Artificial sweeteners used in these drinks are meant to give you the taste without the calories but a major review of scientific studies suggests they may instead interfere with the body's normal energy regulation.


Researcher Susan Swithers of Purdue University in the US says sweet tastes normally trigger a psychological response that signals the arrival of nutrients in the stomach.


However, research shows when artificial sweeteners are consumed no such energy burst follows the taste and over time this appears to weaken the body's natural response to a sweetness.


'By weakening the validity of sweet taste as a signal for caloric post-ingestive outcomes, consumption of artificial sweeteners could impair energy and body weight regulation,' she says in a paper published in Trends in Endocrinology and Metabolism.


The research looks at 15 large health studies from around the world that included data on artificial sweetener consumption over the past 40 years.


The clear conclusion was that there was 'little support for artificially sweetened beverages in promoting weight loss or preventing negative health outcomes such as Type 2 Diabetes, metabolic syndrome (increased blood pressure, high fasting blood glucose, large waist circumference, high cholesterol), and cardiovascular events,' the study says.


Instead, a number of the studies suggested that people who regularly consumed artificially sweetened beverages were at increased risk compared with those that did not.


The San-Antonio Heart Study of 1250 men and women found risk of weight gain and obesity were greater in those consuming artificially sweetened beverages than those who did not.


A European study of over 66,000 women and a health professionals study of around 40,000 men found the risk of Type 2 diabetes doubled for the heaviest drinkers of artificially sweetened beverages.
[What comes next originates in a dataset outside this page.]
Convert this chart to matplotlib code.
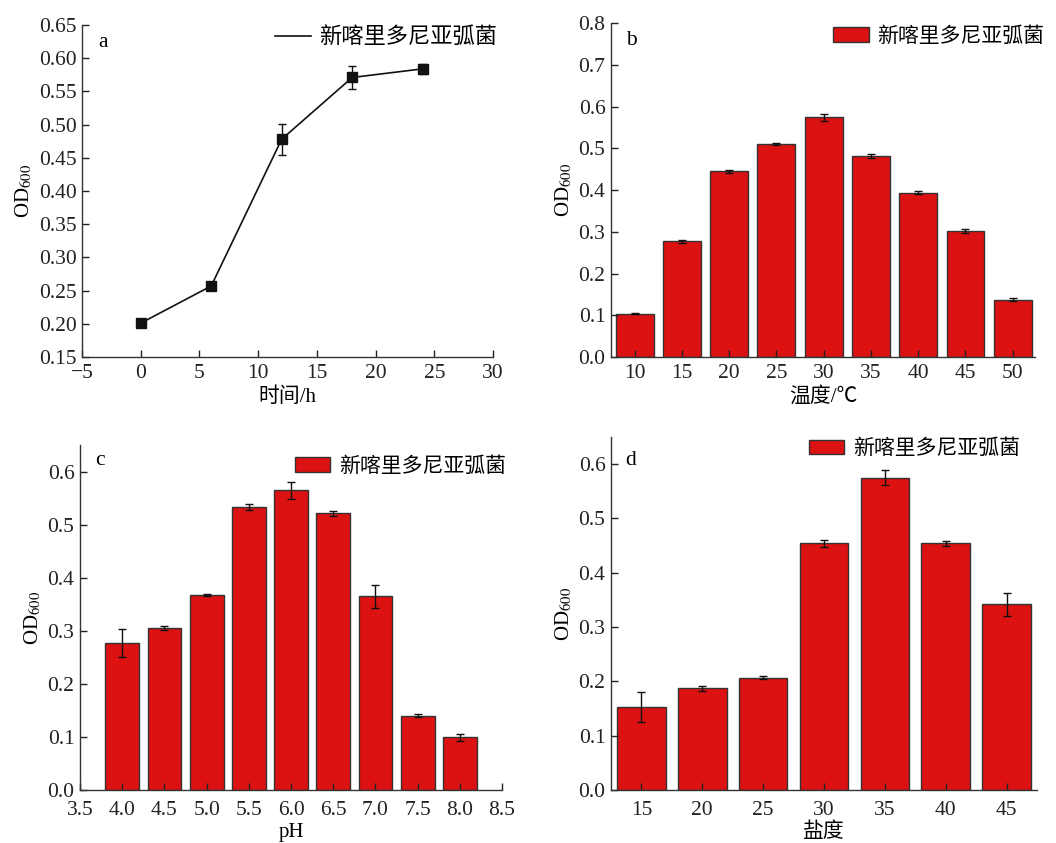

The Nurses Health Study which included over 88,000 women found the risk for type 2 diabetes was increased by consuming only one artificially sweetened beverage a day.


While a study of normal weight children assigned to drink a single artificially sweetened beverage a day gained less weight than those who consumed one sugar sweetened beverage a day.


A second study of overweight and obese adults who substituted water or artificially sweetened beverages for sugar sweetened beverages found while there was an improvement in blood sugar levels in those consuming water, no such effect happened in those consuming artificially sweetened beverages.


The study comes as new research shows increasing exercise rates in the US have not helped cull rising obesity rates.


Obesity rates increased across the US from 2001 to 2009 despite an increase in the prevalence of sufficient physical activity and the George Institute's Bruce Neal says the most likely explanation is the 'excess of energy provided by the food supply'.